Records provided.
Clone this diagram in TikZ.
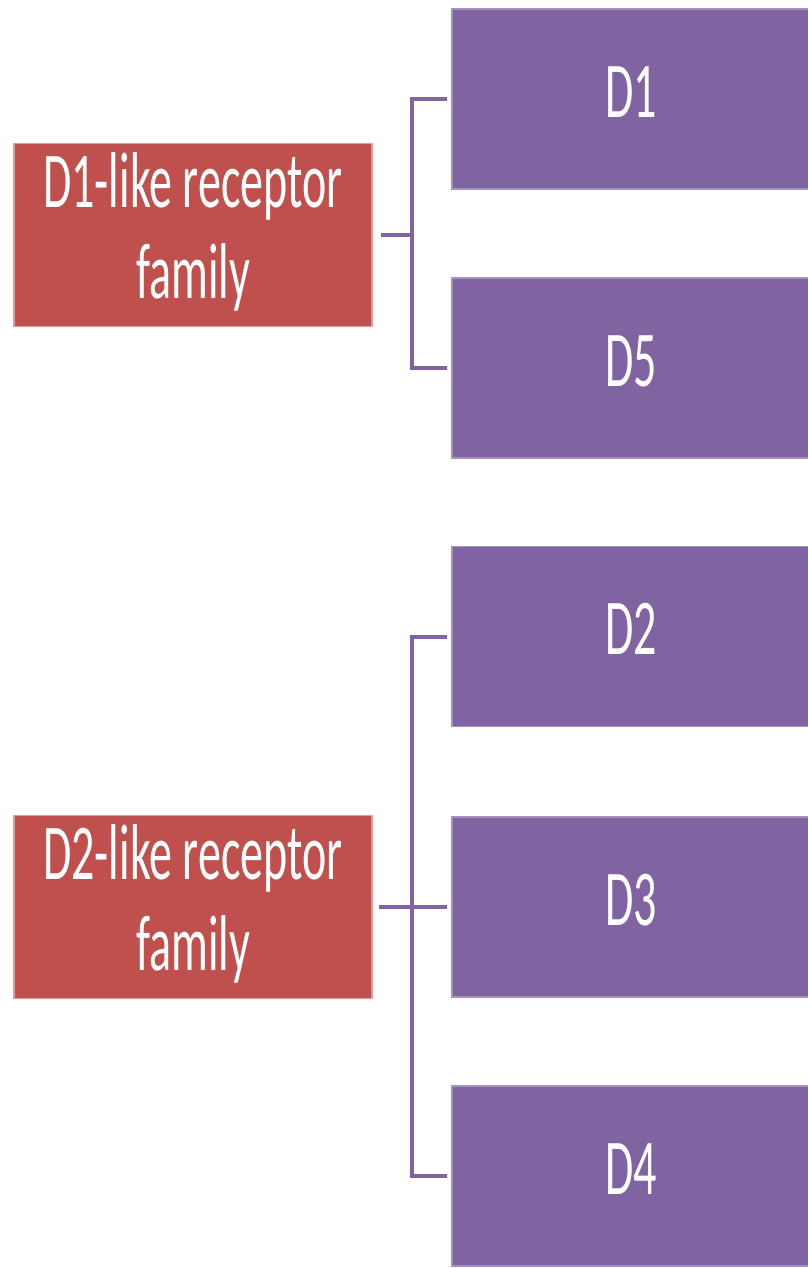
\documentclass[tikz,border=0pt]{standalone}
\usepackage{fontspec}
\setmainfont{Carlito}
\usepackage{graphicx}
\definecolor{famred}{HTML}{C0504D}
\definecolor{subpurple}{HTML}{8064A2}
\newcommand\vst[1]{\scalebox{1}[1.72]{\fontsize{46}{53}\selectfont\begin{tabular}{@{}c@{}}#1\end{tabular}}}
\tikzset{
  fambox/.style={rectangle, fill=famred, draw=famred!55!white, line width=1.5pt, minimum width=358pt, minimum height=183pt, inner sep=0pt, text=white},
  subbox/.style={rectangle, fill=subpurple, draw=subpurple!70!white, line width=1.5pt, minimum width=358pt, minimum height=180pt, inner sep=0pt, text=white},
  conn/.style={draw=subpurple, line width=4pt}
}
\begin{document}
\begin{tikzpicture}[x=1pt,y=-1pt]
\useasboundingbox[fill=white] (0,0) rectangle (807,1268);
\node[fambox] (r1) at (193,235) {\vst{D1-like receptor\\family}};
\node[fambox] (r2) at (193,907) {\vst{D2-like receptor\\family}};
\node[subbox] (d1) at (631,99) {\vst{D1}};
\node[subbox] (d5) at (631,368) {\vst{D5}};
\node[subbox] (d2) at (631,636.5) {\vst{D2}};
\node[subbox] (d3) at (631,907) {\vst{D3}};
\node[subbox] (d4) at (631,1176) {\vst{D4}};
\coordinate (b) at (412,0);
\draw[conn] ([xshift=-4pt]d1.west) -| (b |- d5.west) -- ([xshift=-4pt]d5.west);
\draw[conn] ([xshift=8pt]r1.east) -- (b |- r1.east);
\draw[conn] ([xshift=-4pt]d2.west) -| (b |- d4.west) -- ([xshift=-4pt]d4.west);
\draw[conn] ([xshift=6pt]r2.east) -- ([xshift=-4pt]d3.west);
\end{tikzpicture}
\end{document}
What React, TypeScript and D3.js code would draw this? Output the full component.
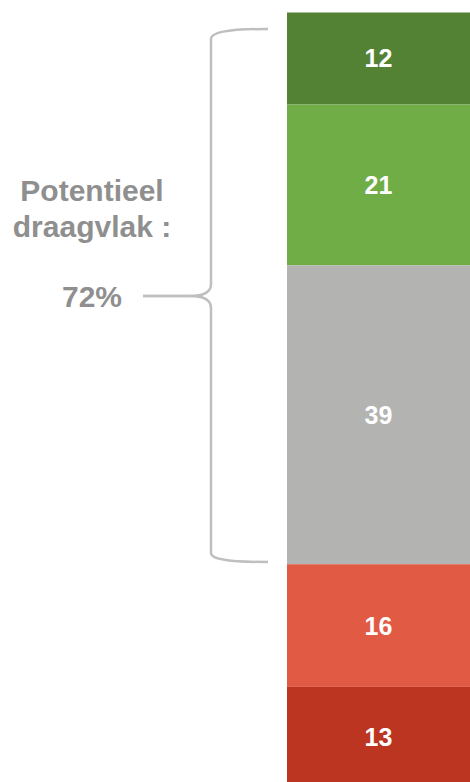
import React from "react";
import * as d3 from "d3";

const categories = ["A", "B", "C", "D", "E"];
const values = [12, 21, 39, 16, 13];
const colors = ["#548235", "#70AD47", "#B3B3B1", "#E05A44", "#BB3520"];
const leftLines = ["Potentieel", "draagvlak :"];
const leftValue = "72%";

const W = 470;
const H = 782;

export default function App() {
  const total = d3.sum(values);
  const y = d3.scaleLinear().domain([0, total]).range([12.5, 786.5]);
  const cum = d3.cumsum(values);
  const starts = values.map((v, i) => cum[i] - v);
  const x0 = 287;
  const x1 = 470;
  const font = "'Liberation Sans', Arial, sans-serif";
  const gray = "#8f8f8f";
  const upper = "M268,29 C240,29 211,30 211,39 L211,284 C211,292 205,296 190,296 L143,296";
  const lower = "M143,296 L190,296 C205,296 211,300 211,308 L211,553 C211,561 240,562 268,562";
  return (
    <svg
      width={W}
      height={H}
      style={{ position: "absolute", left: 0, top: 0, background: "#fff" }}
      fontFamily={font}
    >
      {categories.map((c, i) => {
        const top = y(starts[i]);
        const bot = y(cum[i]);
        return (
          <g key={c}>
            <rect x={x0} y={top} width={x1 - x0} height={bot - top} fill={colors[i]} />
            <text
              x={(x0 + x1) / 2}
              y={(top + bot) / 2}
              dy="0.36em"
              textAnchor="middle"
              fill="#fff"
              fontWeight="bold"
              fontSize={25}
            >
              {values[i]}
            </text>
          </g>
        );
      })}
      <path d={upper} fill="none" stroke="#bfbfbf" strokeWidth={2.5} />
      <path d={lower} fill="none" stroke="#bfbfbf" strokeWidth={2.5} />
      {leftLines.map((t, i) => (
        <text key={t} x={92} y={201 + i * 36} textAnchor="middle" fill={gray} fontWeight="bold" fontSize={30}>
          {t}
        </text>
      ))}
      <text x={92} y={307} textAnchor="middle" fill={gray} fontWeight="bold" fontSize={30}>
        {leftValue}
      </text>
    </svg>
  );
}
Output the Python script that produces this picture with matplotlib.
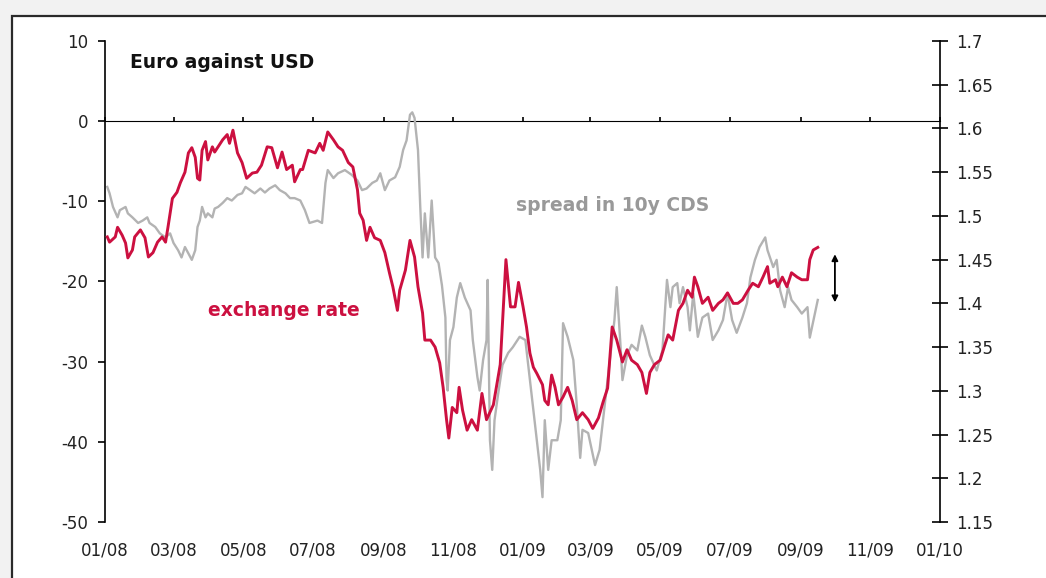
import matplotlib
matplotlib.use("Agg")
import matplotlib.pyplot as plt
import matplotlib.dates as mdates
from matplotlib.patches import Rectangle
import pandas as pd

plt.rcParams['font.family'] = ['DejaVu Sans']
plt.rcParams['axes.unicode_minus'] = False

BASE = "2008-01-01"

# Exchange rate EUR/USD (right axis): day offset from 2008-01-01, value
fx_days = [2, 4, 9, 11, 15, 18, 20, 24, 26, 31, 35, 38, 42, 46, 50, 53, 55, 59, 63, 66,
           70, 73, 76, 79, 81, 83, 85, 88, 90, 94, 96, 99, 103, 107, 109, 112, 116, 120, 124, 129,
           133, 137, 142, 146, 151, 155, 159, 164, 166, 171, 173, 178, 184, 188, 191, 195, 200, 204, 208, 213,
           217, 221, 223, 226, 229, 232, 236, 241, 245, 249, 252, 256, 258, 263, 267, 271, 274, 278, 280, 285,
           289, 293, 296, 299, 301, 304, 308, 310, 313, 317, 321, 326, 330, 334, 340, 346, 351, 355, 359, 362,
           366, 369, 372, 375, 378, 383, 385, 388, 391, 394, 397, 401, 405, 409, 413, 418, 423, 427, 432, 436,
           440, 444, 448, 453, 457, 461, 466, 470, 474, 477, 481, 486, 490, 493, 497, 502, 506, 510, 514, 516,
           519, 523, 528, 532, 537, 541, 545, 550, 554, 558, 563, 567, 572, 576, 580, 582, 587, 589, 593, 597,
           601, 606, 610, 615, 617, 620, 624]
fx_vals = [1.476, 1.470, 1.476, 1.487, 1.478, 1.469, 1.452, 1.461, 1.476, 1.484, 1.475, 1.453, 1.458, 1.470, 1.476, 1.470, 1.486, 1.520, 1.527, 1.538,
           1.550, 1.572, 1.578, 1.567, 1.543, 1.541, 1.575, 1.585, 1.564, 1.579, 1.573, 1.579, 1.587, 1.593, 1.583, 1.598, 1.572, 1.561, 1.543, 1.549,
           1.550, 1.558, 1.579, 1.578, 1.555, 1.573, 1.553, 1.558, 1.539, 1.553, 1.553, 1.575, 1.572, 1.583, 1.575, 1.596, 1.587, 1.579, 1.575, 1.561,
           1.556, 1.530, 1.503, 1.495, 1.472, 1.487, 1.475, 1.472, 1.458, 1.435, 1.419, 1.392, 1.415, 1.438, 1.472, 1.453, 1.419, 1.389, 1.358, 1.358,
           1.350, 1.332, 1.304, 1.267, 1.246, 1.281, 1.275, 1.304, 1.278, 1.255, 1.267, 1.255, 1.297, 1.267, 1.284, 1.330, 1.450, 1.396, 1.396, 1.424,
           1.396, 1.373, 1.343, 1.327, 1.320, 1.307, 1.289, 1.284, 1.318, 1.304, 1.284, 1.293, 1.304, 1.289, 1.267, 1.275, 1.267, 1.257, 1.269, 1.287,
           1.303, 1.373, 1.358, 1.333, 1.347, 1.335, 1.330, 1.321, 1.297, 1.321, 1.330, 1.335, 1.352, 1.364, 1.358, 1.392, 1.400, 1.415, 1.407, 1.430,
           1.419, 1.400, 1.407, 1.392, 1.400, 1.404, 1.412, 1.400, 1.400, 1.404, 1.415, 1.423, 1.419, 1.430, 1.442, 1.423, 1.427, 1.419, 1.430, 1.419,
           1.435, 1.430, 1.427, 1.427, 1.450, 1.461, 1.464]

# Spread in 10y CDS (left axis): day offset from 2008-01-01, value
cds_days = [2, 4, 7, 11, 13, 18, 20, 24, 29, 33, 37, 39, 44, 48, 53, 57, 60, 64, 67, 70,
            73, 76, 79, 81, 83, 85, 88, 90, 94, 96, 99, 103, 107, 111, 116, 120, 123, 127, 131, 136,
            140, 144, 149, 153, 158, 162, 166, 171, 175, 179, 186, 190, 193, 195, 200, 204, 210, 216, 221, 225,
            229, 234, 238, 241, 245, 249, 254, 258, 261, 264, 267, 269, 271, 274, 276, 278, 280, 283, 286, 289,
            292, 295, 298, 299, 300, 302, 305, 308, 311, 315, 320, 322, 326, 328, 331, 334, 335, 337, 339, 341,
            344, 348, 353, 357, 363, 368, 372, 376, 381, 383, 385, 388, 391, 396, 399, 401, 405, 410, 413, 416,
            418, 423, 429, 433, 438, 442, 446, 448, 451, 453, 457, 461, 466, 470, 473, 477, 483, 488, 492, 495,
            497, 501, 503, 506, 510, 512, 515, 519, 523, 528, 532, 537, 541, 545, 549, 553, 558, 562, 565, 569,
            573, 578, 580, 585, 588, 591, 595, 598, 601, 606, 610, 615, 617, 620, 624]
cds_vals = [-8.2, -9.0, -10.7, -12.0, -11.1, -10.7, -11.5, -12.0, -12.7, -12.4, -12.0, -12.7, -13.2, -14.0, -14.5, -14.0, -15.2, -16.1, -17.0, -15.7,
            -16.5, -17.3, -16.1, -13.2, -12.4, -10.7, -12.0, -11.5, -12.0, -10.9, -10.7, -10.2, -9.6, -9.9, -9.2, -9.0, -8.2, -8.6, -9.0, -8.4,
            -8.9, -8.4, -8.0, -8.6, -9.0, -9.6, -9.6, -9.9, -11.1, -12.7, -12.4, -12.7, -7.7, -6.1, -7.1, -6.5, -6.1, -6.7, -7.4, -8.6,
            -8.4, -7.7, -7.4, -6.5, -8.6, -7.4, -7.0, -5.7, -3.6, -2.4, 0.8, 1.1, 0.4, -3.6, -10.7, -17.0, -11.5, -17.0, -9.9, -17.0,
            -17.7, -20.5, -24.5, -32.3, -33.6, -27.3, -25.7, -22.0, -20.2, -22.0, -23.6, -27.3, -31.9, -33.6, -29.8, -27.3, -19.8, -39.8, -43.5, -37.3,
            -34.2, -30.4, -28.9, -28.2, -26.9, -27.3, -32.3, -37.3, -43.5, -46.9, -37.3, -43.5, -39.8, -39.8, -37.3, -25.2, -26.9, -29.8, -35.4, -42.0,
            -38.5, -38.9, -42.9, -41.0, -34.8, -29.8, -24.8, -20.7, -27.3, -32.3, -29.2, -27.9, -28.6, -25.5, -26.9, -29.2, -31.1, -28.6, -19.8, -23.2,
            -20.7, -20.2, -22.7, -20.7, -23.2, -26.1, -21.5, -26.9, -24.5, -24.0, -27.3, -26.1, -24.8, -21.5, -24.8, -26.4, -24.5, -22.7, -19.5, -17.3,
            -15.7, -14.5, -16.1, -18.2, -17.3, -21.1, -23.2, -20.7, -22.3, -23.2, -24.0, -23.2, -27.0, -25.0, -22.3]

x_tick_labels = ["01/08", "03/08", "05/08", "07/08", "09/08", "11/08", "01/09",
                 "03/09", "05/09", "07/09", "09/09", "11/09", "01/10"]
left_ticks = [-50, -40, -30, -20, -10, 0, 10]
right_ticks = [1.15, 1.2, 1.25, 1.3, 1.35, 1.4, 1.45, 1.5, 1.55, 1.6, 1.65, 1.7]

# gap marker (double arrow) at the end of the series, left-axis units
gap_day = 639
gap_top = -16.6
gap_bottom = -22.6

RED = "#cc1040"
GREY = "#b3b3b3"

base = pd.Timestamp(BASE)
fx_dates = base + pd.to_timedelta(fx_days, unit="D")
cds_dates = base + pd.to_timedelta(cds_days, unit="D")
tick_dates = pd.to_datetime(["20" + s[3:] + "-" + s[:2] + "-01" for s in x_tick_labels])
tick_nums = mdates.date2num(tick_dates)

W, H = 1046, 578
fig = plt.figure(figsize=(W / 100, H / 100), dpi=100)
fig.patch.set_facecolor("#f2f2f2")
fig.patches.append(Rectangle((12 / W, -0.05), 1.2, (H - 16) / H + 0.05,
                             transform=fig.transFigure, facecolor="white",
                             edgecolor="#2a2a2a", linewidth=1.6, zorder=-10))

ax = fig.add_axes([105 / W, 56 / H, 835 / W, 481 / H])
ax.set_facecolor("none")
ax2 = ax.twinx()

ax.plot(cds_dates, cds_vals, color=GREY, lw=1.7, zorder=2)
ax2.plot(fx_dates, fx_vals, color=RED, lw=2.1, zorder=3)

ax.set_xlim(tick_dates[0], tick_dates[-1])
ax.set_ylim(left_ticks[0], left_ticks[-1])
ax2.set_ylim(right_ticks[0], right_ticks[-1])

# spines
for s in ["top", "right", "bottom"]:
    ax.spines[s].set_visible(False)
for s in ["top", "left", "bottom"]:
    ax2.spines[s].set_visible(False)
ax.spines["left"].set_linewidth(1.2)
ax2.spines["right"].set_linewidth(1.2)

TICK_FS = 12

# left axis ticks
ax.set_yticks(left_ticks)
ax.set_yticklabels([str(v) for v in left_ticks])
ax.tick_params(axis="y", direction="out", length=5, width=1.2, pad=7,
               labelsize=TICK_FS, labelcolor="#222222")

# right axis ticks
ax2.set_yticks(right_ticks)
ax2.set_yticklabels([f"{v:g}" for v in right_ticks])
ax2.tick_params(axis="y", direction="inout", length=11, width=1.2, pad=6,
                labelsize=TICK_FS, labelcolor="#222222")

# x labels at bottom without tick marks
ax.set_xticks(tick_nums)
ax.set_xticklabels(x_tick_labels)
ax.tick_params(axis="x", length=0, pad=14, labelsize=TICK_FS, labelcolor="#222222")

# zero line with tick marks
zero_loc = (0 - left_ticks[0]) / (left_ticks[-1] - left_ticks[0])
sec = ax.secondary_xaxis(zero_loc)
sec.set_xticks(tick_nums)
sec.set_xticklabels([])
sec.spines["bottom"].set_linewidth(1.2)
sec.tick_params(axis="x", direction="out", length=3, width=1.2)

# texts
ax.text(0.030, 0.956, "Euro against USD", transform=ax.transAxes,
        fontsize=13.5, fontweight="bold", color="#111111", va="center", ha="left")
ax.text(0.492, 0.657, "spread in 10y CDS", transform=ax.transAxes,
        fontsize=13.5, fontweight="bold", color="#999999", va="center", ha="left")
ax.text(0.123, 0.439, "exchange rate", transform=ax.transAxes,
        fontsize=13.5, fontweight="bold", color=RED, va="center", ha="left")

# double arrow showing the gap
gap_date = base + pd.Timedelta(days=gap_day)
ax2.set_zorder(ax.get_zorder() + 1)
ax.annotate("", xy=(gap_date, gap_bottom), xytext=(gap_date, gap_top),
            arrowprops=dict(arrowstyle="<|-|>", color="black", lw=1.3,
                            mutation_scale=9, shrinkA=0, shrinkB=0))

fig.savefig("out.png", dpi=100, facecolor=fig.get_facecolor())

To be done. Count the lines of the material that include the word "draw", then report only the total.

Solution to this exercise. 8